A group of researchers at The Scripps Research Institute and the Scripps Translational Science Institute has published a paper that reviews new strategies for identifying collections of rare genetic variations that reveal whether people are predisposed to developing common conditions like diabetes and cancer.
In our modern genetic age, the entire DNA sequences, or “genomes,” of humans and thousands of other animals, plants, and microbial life forms have been completely decoded and are publicly available to scientists worldwide. One of the hopes now that this data is available is that scientists will be able to find genetic markers of diseases—particular bits of DNA that would identify someone as being at risk for developing a particular disease.
Knowing that a person has such a genetic predisposition could be a powerful tool for preventative medicine because, depending on the disease in question, there may be specific drugs or behavioral modifications like diet or exercise that doctors could prescribe to their patients early on to prevent or significantly lessen the impact of those diseases later in life.
Finding these genetic markers has proven to be difficult, however, and despite the fact that the human genome has been available to researchers for years, scientists have only discovered the underlying genetic determinants for about 5 to 10 percent of the heritable component of most common human diseases.
“There’s a long way to go,” said Nicholas J. Schork, Ph.D., who is a professor at Scripps Research and director of biostatistics and bioinformatics at the Scripps Translational Science Institute.
In the November 2010 issue of Nature Reviews Genetics, Schork and his colleagues outline new statistical strategies that may help to close the gap in the coming years.
Part of the problem, Schork says, is that most studies up to now have focused on identifying common genetic markers of diseases—those definitive DNA signatures that are unmistakably linked to diseases because they are shared by large groups of people who have those diseases.
Such investigations, typically referred to as “genome-wide association studies,” use statistical algorithms to sift through DNA samples and pull out whatever common variations exist that exhibit signs of association with a condition. While powerful, these statistical methods may not shed light on many diseases, says Schork, because not all diseases have such definitive DNA signatures. Many of the most common diseases are more complex. They are associated with multiple genes and multiple environmental factors.

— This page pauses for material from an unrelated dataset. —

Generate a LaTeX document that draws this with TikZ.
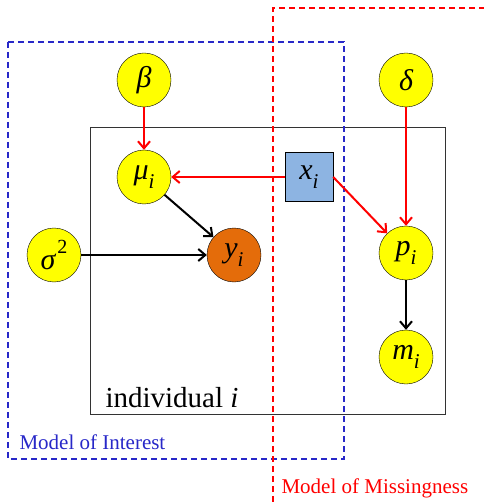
\documentclass[tikz,border=0pt]{standalone}
\usepackage{fontspec}
\setmainfont{Liberation Serif}
\usepackage{xcolor}
\usepackage{tikz}
\usetikzlibrary{arrows.meta}

\definecolor{nodeyellow}{RGB}{255,255,0}
\definecolor{obsorange}{RGB}{228,108,10}
\definecolor{covblue}{RGB}{141,180,226}
\definecolor{dashblue}{RGB}{40,40,200}

\newcommand{\lowsub}[1]{\raisebox{-0.28em}{\fontsize{21}{21}\selectfont #1}}
\newcommand{\highsup}[1]{\hspace{2pt}\raisebox{0.55em}{\fontsize{20}{20}\selectfont\upshape #1}}

\begin{document}
\begin{tikzpicture}[x=1pt,y=-1pt,>={Straight Barb[length=7pt,width=12pt]},
  param/.style={circle,draw,fill=nodeyellow,minimum size=54pt,inner sep=0pt,font=\fontsize{30}{32}\selectfont\itshape},
  redarr/.style={->,red,line width=2pt},
  blackarr/.style={->,black,line width=2pt}]
  \useasboundingbox (0,0) rectangle (484,502);
  % plates
  \draw[line width=0.9pt,black!80] (90,127) rectangle (445,414);
  \draw[dashblue,dashed,line width=1.2pt,dash pattern=on 6pt off 4pt] (8,42) rectangle (344,459);
  \draw[red,dashed,line width=1.2pt,dash pattern=on 6pt off 4pt] (273,502) |- (484,8);
  \node[anchor=west,font=\fontsize{29}{30}\selectfont] (plate) at (102,398) {individual \textit{i}};
  \node[anchor=west,dashblue,font=\fontsize{21}{22}\selectfont] (interest) at (16,442) {Model of Interest};
  \node[anchor=west,red,font=\fontsize{21}{22}\selectfont] (missing) at (278,488) {Model of Missingness};
  % nodes
  \node[param] (beta) at (144,80) {β};
  \node[param] (delta) at (406,80) {δ};
  \node[param] (mu) at (144,177) {μ\lowsub{i}};
  \node[draw,fill=covblue,minimum width=48pt,minimum height=49pt,inner sep=0pt,font=\fontsize{30}{32}\selectfont\itshape] (x) at (309,177) {x\lowsub{i}};
  \node[param] (sigma) at (54,255) {σ\highsup{2}};
  \node[param,fill=obsorange] (y) at (234,255) {y\lowsub{i}};
  \node[param] (p) at (406,253) {p\lowsub{i}};
  \node[param] (m) at (406,357) {m\lowsub{i}};
  % edges
  \draw[redarr] (beta) -- (mu);
  \draw[redarr] (x) -- (mu);
  \draw[redarr] (x.east) -- (p);
  \draw[redarr] (delta) -- (p);
  \draw[blackarr] (mu) -- (y);
  \draw[blackarr] (sigma) -- (y);
  \draw[blackarr] (p) -- (m);
\end{tikzpicture}
\end{document}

According to Schork, the key to identifying the genetic components of these complex diseases is not to focus on finding single common genetic signatures that people share—but rather to identify whole collections of rare genetic signatures, any one of which may indicate a predisposition toward a disease.
The situation is analogous to asking how someone from outside New York City could get to Times Square in Manhattan. There is no single answer to that question because there are any number of approaches and modes of transportation—from New Jersey, from Brooklyn, from Wall Street, or from the Bronx, and via plane, bus, train, taxi, ferry, bridge, tunnel, subway, or sidewalk.
Regardless of where they start or how they get there, it is possible for many people to wind up at exactly the same spot, though, and Schork says the same is true for many human diseases. There may not be one single genetic marker for many diseases, but multiple markers involving any number of genes, even among people who share the same disease.
Finding these rare signatures requires a great deal more scientific sleuthing, Schork said, and in their Nature Review Genetics article Schork and his colleagues suggest a new approach to discover all the possible combinations.
This approach will require collaborations between mathematicians and computer scientists, who have the skills needed to tease out these elusive genetic markers, and biologists who can shed light on what those genes do.
“Mathematics, statistics, and fancy computers alone won’t do it,” Schork said. “A much more integrative approach has to occur in order to make sense of DNA sequence data.”